● **Work to be completed**: Give all the lines below again, exactly, with no pictures.
↓
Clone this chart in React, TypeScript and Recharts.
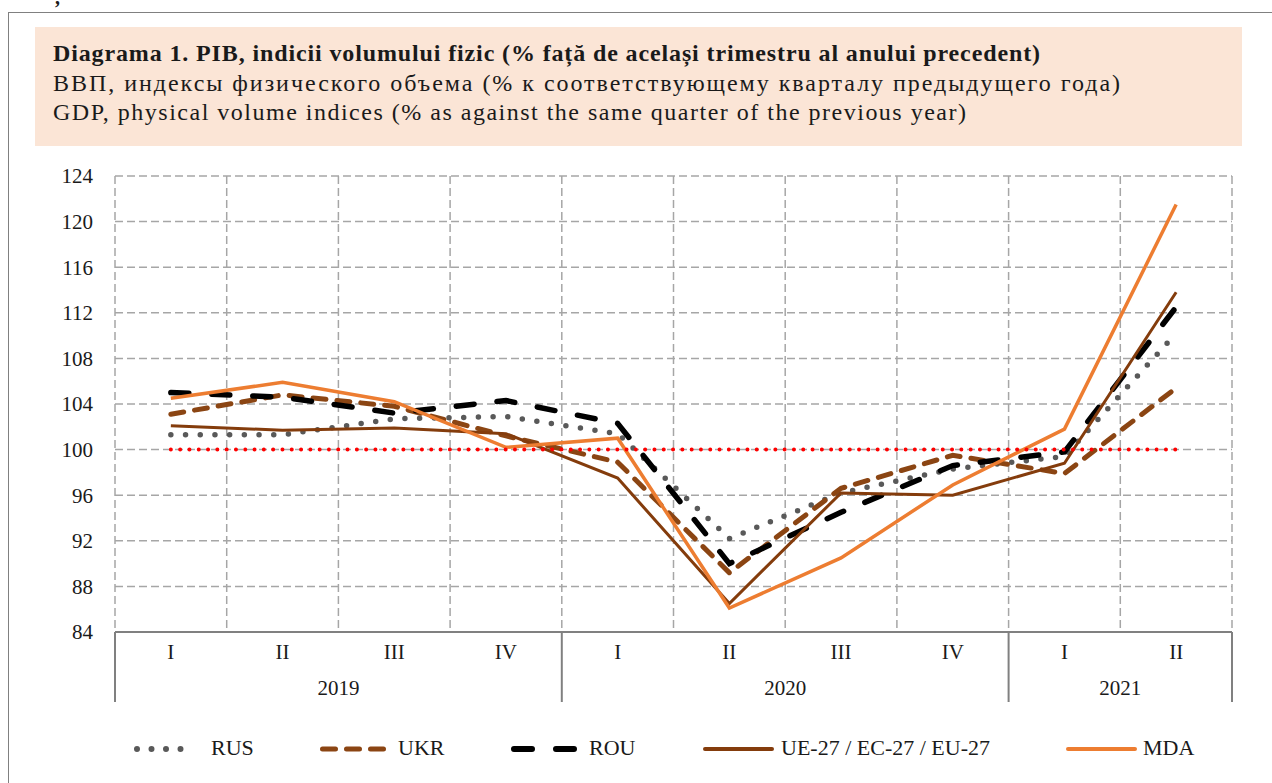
import React from "react";
import { LineChart, Line, XAxis, YAxis, CartesianGrid } from "recharts";

const quarters = ["I", "II", "III", "IV", "I", "II", "III", "IV", "I", "II"];
const years = ["2019", "2019", "2019", "2019", "2020", "2020", "2020", "2020", "2021", "2021"];
const rus = [101.3, 101.3, 102.7, 102.9, 101.4, 92.2, 96.2, 98.3, 99.4, 110.2];
const ukr = [103.1, 104.8, 103.8, 101.2, 98.9, 89.2, 96.6, 99.5, 97.9, 105.4];
const rou = [105.0, 104.6, 103.2, 104.3, 102.3, 90.0, 94.5, 98.6, 99.8, 112.5];
const eu27 = [102.1, 101.7, 101.9, 101.4, 97.5, 86.5, 96.2, 96.0, 98.8, 113.8];
const mda = [104.5, 105.9, 104.2, 100.2, 101.0, 86.1, 90.5, 96.9, 101.8, 121.5];
const base100 = [100, 100, 100, 100, 100, 100, 100, 100, 100, 100];
const yTicks = [84, 88, 92, 96, 100, 104, 108, 112, 116, 120, 124];

const data = quarters.map((q, i) => ({
  key: `${years[i]}-${q}`,
  q,
  year: years[i],
  rus: rus[i],
  ukr: ukr[i],
  rou: rou[i],
  eu27: eu27[i],
  mda: mda[i],
  base: base100[i],
}));

const W = 1272;
const H = 783;
const PLOT_LEFT = 115;
const PLOT_RIGHT = 1232;
const PLOT_TOP = 176;
const PLOT_BOTTOM = 632;
const BAND = (PLOT_RIGHT - PLOT_LEFT) / quarters.length;
const FONT = "'Liberation Serif', serif";
const TEXT = "#1a1a1a";
const BROWN = "#843C0C";
const ORANGE = "#ED7D31";
const GREY = "#595959";

const gridX = Array.from({ length: quarters.length + 1 }, (_, i) => PLOT_LEFT + i * BAND);

function QuarterTick(props: any) {
  const { x, payload } = props;
  const i: number = props.index ?? payload.index ?? 0;
  const row = data[i];
  if (!row) return null;
  const first = i === 0 || years[i - 1] !== row.year;
  const last = i === data.length - 1;
  const groupLen = years.filter((yy) => yy === row.year).length;
  const axisY = PLOT_BOTTOM;
  return (
    <g>
      <text x={x} y={axisY + 27} textAnchor="middle" fontSize={21} fontFamily={FONT} fill={TEXT}>
        {row.q}
      </text>
      {first && (
        <>
          <line x1={x - BAND / 2} x2={x - BAND / 2} y1={axisY} y2={axisY + 70} stroke="#808080" strokeWidth={2} />
          <text
            x={x + ((groupLen - 1) * BAND) / 2}
            y={axisY + 63}
            textAnchor="middle"
            fontSize={21}
            fontFamily={FONT}
            fill={TEXT}
          >
            {row.year}
          </text>
        </>
      )}
      {last && <line x1={x + BAND / 2} x2={x + BAND / 2} y1={axisY} y2={axisY + 70} stroke="#808080" strokeWidth={2} />}
    </g>
  );
}

const legendItems = [
  { label: "RUS", x1: 137, x2: 195, tx: 211, stroke: GREY, w: 6, dash: "0 14.5" },
  { label: "UKR", x1: 322.5, x2: 383.5, tx: 398, stroke: "#8B4513", w: 5, dash: "13 11" },
  { label: "ROU", x1: 514, x2: 575, tx: 589, stroke: "#000", w: 6, dash: "18 24" },
  { label: "UE-27 / EC-27 / EU-27", x1: 705, x2: 772, tx: 781, stroke: BROWN, w: 4, dash: undefined },
  { label: "MDA", x1: 1068, x2: 1135, tx: 1143, stroke: ORANGE, w: 4, dash: undefined },
];

const titleLines = [
  { text: "Diagrama 1. PIB, indicii volumului fizic (% față de același trimestru al anului precedent)", bold: true, len: 987 },
  { text: "ВВП, индексы физического объема (% к соответствующему кварталу предыдущего года)", bold: false, len: 1067 },
  { text: "GDP, physical volume indices (% as against the same quarter of the previous year)", bold: false, len: 913 },
];

export default function App() {
  return (
    <div style={{ position: "fixed", left: 0, top: 0, width: W, height: H, background: "#fff", overflow: "hidden" }}>
      <div style={{ position: "absolute", left: 8, top: 12, right: -4, bottom: -4, borderTop: "1.5px solid #808080", borderLeft: "1.5px solid #808080" }} />
      <div style={{ position: "absolute", left: 35, top: 27, width: 1207, height: 119, background: "#FBE5D6" }} />
      <svg style={{ position: "absolute", left: 0, top: 0 }} width={W} height={150}>
        <text x={55} y={4} fontSize={20} fontWeight={700} fontFamily={FONT} fill={TEXT}>,</text>
        {titleLines.map((l, i) => (
          <text
            key={i}
            x={53}
            y={61 + i * 29.5}
            fontSize={24}
            fontWeight={l.bold ? 700 : 400}
            fontFamily={FONT}
            fill={TEXT}
            textLength={l.len}
            lengthAdjust="spacing"
          >
            {l.text}
          </text>
        ))}
      </svg>
      <div style={{ position: "absolute", left: 0, top: 0 }}>
        <LineChart
          width={W}
          height={H}
          data={data}
          margin={{ top: PLOT_TOP, right: W - PLOT_RIGHT, bottom: 0, left: PLOT_LEFT - 60 }}
        >
          <CartesianGrid stroke="#a6a6a6" strokeWidth={1.5} strokeDasharray="8 4" verticalPoints={gridX} />
          <XAxis
            dataKey="key"
            interval={0}
            padding={{ left: BAND / 2, right: BAND / 2 }}
            tickLine={false}
            tickSize={0}
            axisLine={{ stroke: "#808080", strokeWidth: 2 }}
            tick={<QuarterTick />}
            height={H - PLOT_BOTTOM}
          />
          <YAxis
            width={60}
            domain={[84, 124]}
            ticks={yTicks}
            interval={0}
            axisLine={false}
            tickLine={false}
            tickSize={0}
            tickMargin={22}
            tick={{ fontSize: 21, fontFamily: FONT, fill: TEXT }}
          />
          <Line dataKey="rus" stroke={GREY} strokeWidth={5.5} strokeDasharray="0 14.7" strokeLinecap="round" dot={false} activeDot={false} isAnimationActive={false} />
          <Line dataKey="ukr" stroke="#8B4513" strokeWidth={5} strokeDasharray="13 11" strokeLinecap="round" dot={false} activeDot={false} isAnimationActive={false} />
          <Line dataKey="rou" stroke="#000" strokeWidth={5.5} strokeDasharray="18 23" strokeLinecap="round" dot={false} activeDot={false} isAnimationActive={false} />
          <Line dataKey="eu27" stroke={BROWN} strokeWidth={3} dot={false} activeDot={false} isAnimationActive={false} />
          <Line dataKey="mda" stroke={ORANGE} strokeWidth={3.5} dot={false} activeDot={false} isAnimationActive={false} />
          <Line dataKey="base" stroke="#FF0000" strokeWidth={4} strokeDasharray="0 9.3" strokeLinecap="round" dot={false} activeDot={false} isAnimationActive={false} />
        </LineChart>
      </div>
      <svg style={{ position: "absolute", left: 0, top: 720 }} width={W} height={60}>
        {legendItems.map((it) => (
          <g key={it.label}>
            <line x1={it.x1} x2={it.x2} y1={29} y2={29} stroke={it.stroke} strokeWidth={it.w} strokeDasharray={it.dash} strokeLinecap="round" />
            <text x={it.tx} y={35} fontSize={22} fontFamily={FONT} fill={TEXT}>
              {it.label}
            </text>
          </g>
        ))}
      </svg>
    </div>
  );
}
↑
● **Task result**:
Clone this chart in React, TypeScript and Recharts.
import React from "react";
import { LineChart, Line, XAxis, YAxis, CartesianGrid } from "recharts";

const quarters = ["I", "II", "III", "IV", "I", "II", "III", "IV", "I", "II"];
const years = ["2019", "2019", "2019", "2019", "2020", "2020", "2020", "2020", "2021", "2021"];
const rus = [101.3, 101.3, 102.7, 102.9, 101.4, 92.2, 96.2, 98.3, 99.4, 110.2];
const ukr = [103.1, 104.8, 103.8, 101.2, 98.9, 89.2, 96.6, 99.5, 97.9, 105.4];
const rou = [105.0, 104.6, 103.2, 104.3, 102.3, 90.0, 94.5, 98.6, 99.8, 112.5];
const eu27 = [102.1, 101.7, 101.9, 101.4, 97.5, 86.5, 96.2, 96.0, 98.8, 113.8];
const mda = [104.5, 105.9, 104.2, 100.2, 101.0, 86.1, 90.5, 96.9, 101.8, 121.5];
const base100 = [100, 100, 100, 100, 100, 100, 100, 100, 100, 100];
const yTicks = [84, 88, 92, 96, 100, 104, 108, 112, 116, 120, 124];

const data = quarters.map((q, i) => ({
  key: `${years[i]}-${q}`,
  q,
  year: years[i],
  rus: rus[i],
  ukr: ukr[i],
  rou: rou[i],
  eu27: eu27[i],
  mda: mda[i],
  base: base100[i],
}));

const W = 1272;
const H = 783;
const PLOT_LEFT = 115;
const PLOT_RIGHT = 1232;
const PLOT_TOP = 176;
const PLOT_BOTTOM = 632;
const BAND = (PLOT_RIGHT - PLOT_LEFT) / quarters.length;
const FONT = "'Liberation Serif', serif";
const TEXT = "#1a1a1a";
const BROWN = "#843C0C";
const ORANGE = "#ED7D31";
const GREY = "#595959";

const gridX = Array.from({ length: quarters.length + 1 }, (_, i) => PLOT_LEFT + i * BAND);

function QuarterTick(props: any) {
  const { x, payload } = props;
  const i: number = props.index ?? payload.index ?? 0;
  const row = data[i];
  if (!row) return null;
  const first = i === 0 || years[i - 1] !== row.year;
  const last = i === data.length - 1;
  const groupLen = years.filter((yy) => yy === row.year).length;
  const axisY = PLOT_BOTTOM;
  return (
    <g>
      <text x={x} y={axisY + 27} textAnchor="middle" fontSize={21} fontFamily={FONT} fill={TEXT}>
        {row.q}
      </text>
      {first && (
        <>
          <line x1={x - BAND / 2} x2={x - BAND / 2} y1={axisY} y2={axisY + 70} stroke="#808080" strokeWidth={2} />
          <text
            x={x + ((groupLen - 1) * BAND) / 2}
            y={axisY + 63}
            textAnchor="middle"
            fontSize={21}
            fontFamily={FONT}
            fill={TEXT}
          >
            {row.year}
          </text>
        </>
      )}
      {last && <line x1={x + BAND / 2} x2={x + BAND / 2} y1={axisY} y2={axisY + 70} stroke="#808080" strokeWidth={2} />}
    </g>
  );
}

const legendItems = [
  { label: "RUS", x1: 137, x2: 195, tx: 211, stroke: GREY, w: 6, dash: "0 14.5" },
  { label: "UKR", x1: 322.5, x2: 383.5, tx: 398, stroke: "#8B4513", w: 5, dash: "13 11" },
  { label: "ROU", x1: 514, x2: 575, tx: 589, stroke: "#000", w: 6, dash: "18 24" },
  { label: "UE-27 / EC-27 / EU-27", x1: 705, x2: 772, tx: 781, stroke: BROWN, w: 4, dash: undefined },
  { label: "MDA", x1: 1068, x2: 1135, tx: 1143, stroke: ORANGE, w: 4, dash: undefined },
];

const titleLines = [
  { text: "Diagrama 1. PIB, indicii volumului fizic (% față de același trimestru al anului precedent)", bold: true, len: 987 },
  { text: "ВВП, индексы физического объема (% к соответствующему кварталу предыдущего года)", bold: false, len: 1067 },
  { text: "GDP, physical volume indices (% as against the same quarter of the previous year)", bold: false, len: 913 },
];

export default function App() {
  return (
    <div style={{ position: "fixed", left: 0, top: 0, width: W, height: H, background: "#fff", overflow: "hidden" }}>
      <div style={{ position: "absolute", left: 8, top: 12, right: -4, bottom: -4, borderTop: "1.5px solid #808080", borderLeft: "1.5px solid #808080" }} />
      <div style={{ position: "absolute", left: 35, top: 27, width: 1207, height: 119, background: "#FBE5D6" }} />
      <svg style={{ position: "absolute", left: 0, top: 0 }} width={W} height={150}>
        <text x={55} y={4} fontSize={20} fontWeight={700} fontFamily={FONT} fill={TEXT}>,</text>
        {titleLines.map((l, i) => (
          <text
            key={i}
            x={53}
            y={61 + i * 29.5}
            fontSize={24}
            fontWeight={l.bold ? 700 : 400}
            fontFamily={FONT}
            fill={TEXT}
            textLength={l.len}
            lengthAdjust="spacing"
          >
            {l.text}
          </text>
        ))}
      </svg>
      <div style={{ position: "absolute", left: 0, top: 0 }}>
        <LineChart
          width={W}
          height={H}
          data={data}
          margin={{ top: PLOT_TOP, right: W - PLOT_RIGHT, bottom: 0, left: PLOT_LEFT - 60 }}
        >
          <CartesianGrid stroke="#a6a6a6" strokeWidth={1.5} strokeDasharray="8 4" verticalPoints={gridX} />
          <XAxis
            dataKey="key"
            interval={0}
            padding={{ left: BAND / 2, right: BAND / 2 }}
            tickLine={false}
            tickSize={0}
            axisLine={{ stroke: "#808080", strokeWidth: 2 }}
            tick={<QuarterTick />}
            height={H - PLOT_BOTTOM}
          />
          <YAxis
            width={60}
            domain={[84, 124]}
            ticks={yTicks}
            interval={0}
            axisLine={false}
            tickLine={false}
            tickSize={0}
            tickMargin={22}
            tick={{ fontSize: 21, fontFamily: FONT, fill: TEXT }}
          />
          <Line dataKey="rus" stroke={GREY} strokeWidth={5.5} strokeDasharray="0 14.7" strokeLinecap="round" dot={false} activeDot={false} isAnimationActive={false} />
          <Line dataKey="ukr" stroke="#8B4513" strokeWidth={5} strokeDasharray="13 11" strokeLinecap="round" dot={false} activeDot={false} isAnimationActive={false} />
          <Line dataKey="rou" stroke="#000" strokeWidth={5.5} strokeDasharray="18 23" strokeLinecap="round" dot={false} activeDot={false} isAnimationActive={false} />
          <Line dataKey="eu27" stroke={BROWN} strokeWidth={3} dot={false} activeDot={false} isAnimationActive={false} />
          <Line dataKey="mda" stroke={ORANGE} strokeWidth={3.5} dot={false} activeDot={false} isAnimationActive={false} />
          <Line dataKey="base" stroke="#FF0000" strokeWidth={4} strokeDasharray="0 9.3" strokeLinecap="round" dot={false} activeDot={false} isAnimationActive={false} />
        </LineChart>
      </div>
      <svg style={{ position: "absolute", left: 0, top: 720 }} width={W} height={60}>
        {legendItems.map((it) => (
          <g key={it.label}>
            <line x1={it.x1} x2={it.x2} y1={29} y2={29} stroke={it.stroke} strokeWidth={it.w} strokeDasharray={it.dash} strokeLinecap="round" />
            <text x={it.tx} y={35} fontSize={22} fontFamily={FONT} fill={TEXT}>
              {it.label}
            </text>
          </g>
        ))}
      </svg>
    </div>
  );
}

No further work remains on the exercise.